In any system of social accounting, it is necessary to reconcile revenues with expenditures. Private firms do so because they fear insolvency and bankruptcy. Public institutions don't have the option of bankruptcy, so they invoke three related strategies to avoid the inevitable: raise taxes, print money, or incur debt to meet their obligations.
Done prudently, it is possible for governments to keep their books in balance. But not when these three tools are in the hands of modern progressives and would-be socialists who use them to save the world from environmental disaster, to equalize income and wealth, to codify an ever-widening class of positive rights, and to rectify an ever-greater set of supposed grievances through private lawsuits or government regulation.
These goals may look plausible—even tempting—when taken in isolation. It might seem churlish to argue anyone should be denied a cleaner environment, a college education, universal health care, or guaranteed housing. Perhaps cost should be no object. These proposals are often strategically vague on matters of detail so as to make it impossible to put a price tag on each separate initiative, let alone all of them in combination. The excuse is then made that wealth production is best handled by a combination of monetary and fiscal policy. The first makes credit cheap, and the second uses government purchases to pick up any slack.
How then are these gargantuan expenditures to be funded? The first problem is that the private sector will be so debilitated that government revenues will fall even if tax rates are kept at their current rate. But taxes won't stay at their current rate, because the progressive mindset ignores incentives and treats all wealth transfers as zero-sum. They assume that no amount of taking will ever lead to less earning and that the top 1 percent of Americans, who earn about 20 percent of total income, comprise a deep well.
But that well has already been tapped; today these same rich people also pay 40 percent of federal and state taxes. Some of that money generates return benefits in the form of government goods and services. But today, Social Security, Medicare, Medicaid, and lesser entitlement programs consume an ever-larger fraction of public wealth. We are on the wrong side of the Laffer curve, where higher taxes will generate even smaller revenues. Foreign investors will stay away or pull up stakes and move elsewhere. Many older professionals will choose to retire rather than take a cut in after-tax income. Meanwhile, everyone else will lobby to get on the government gravy train.
None of these prospects seem to deter progressives, who insist, despite strong evidence to the contrary, that they can fund annual trillion-dollar deficits with increased taxes on billionaires and near-billionaires.

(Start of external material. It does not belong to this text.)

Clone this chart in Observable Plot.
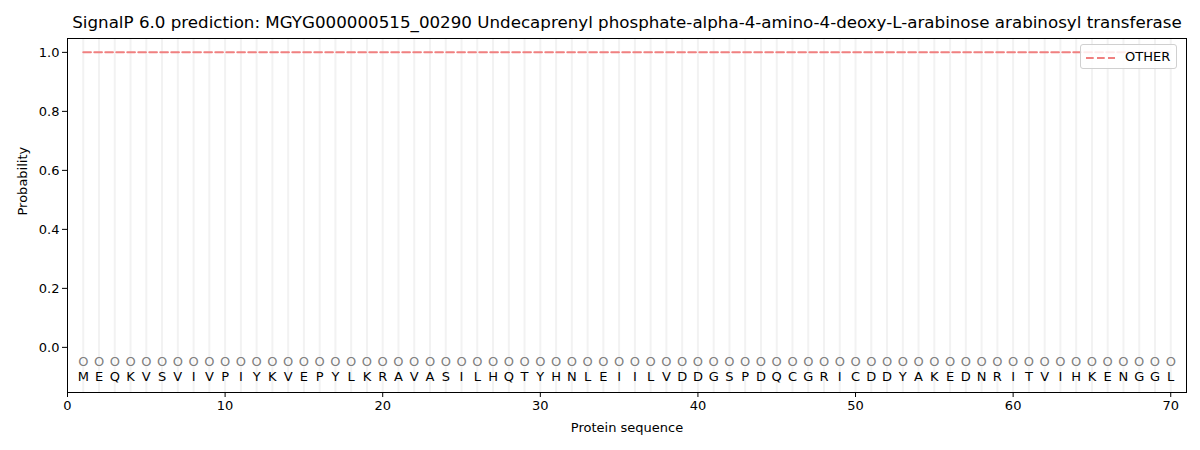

Look at the roster of proposed reforms: Cut the estate tax exemption from its current level of $11.4 million to about one-third that amount. Next, make the income tax more progressive. Finally, enact something along the lines of Elizabeth Warren's annual wealth tax of 2 percent on personal estates worth between $50 million and $1 billion, and 3 percent on estates over that amount. These numbers are just a starting point, of course. Proponents will soon say, now that the principle of the wealth tax is established, that the numbers are a mere detail and can be adjusted upward without any serious constitutional limitation.
Should this economic coalition succeed, the American system will fall into the kind of death spiral that has characterized so many socialist regimes. Wealth will flee, revenue will fall, and the entitlements will become nominal, not real. You will have a right to education, health care, and housing, Just not today. Wait obediently on a queue until your name is called, at which point it may be too late. But never even dream that you should be allowed to escape the clutches of a well-intentioned monopoly that demands exclusive public support. Forget those pesky charter schools that provide better education at lower costs.
Trust that government-run firms will continue the private sector's legacy of tech and transportation innovations. Rest easy knowing that America's most powerful and productive companies will be governed by boards of directors with members chosen by government bodies that champion "responsible" investing.
For the past 80 years, the United States has managed to balance the trade-off between innovation and equity without imposing any mortal threat to our social institutions. Not anymore. The progressive agenda, if enacted with full rigor, will create massive economic dislocation that will threaten our democratic institutions to their cores.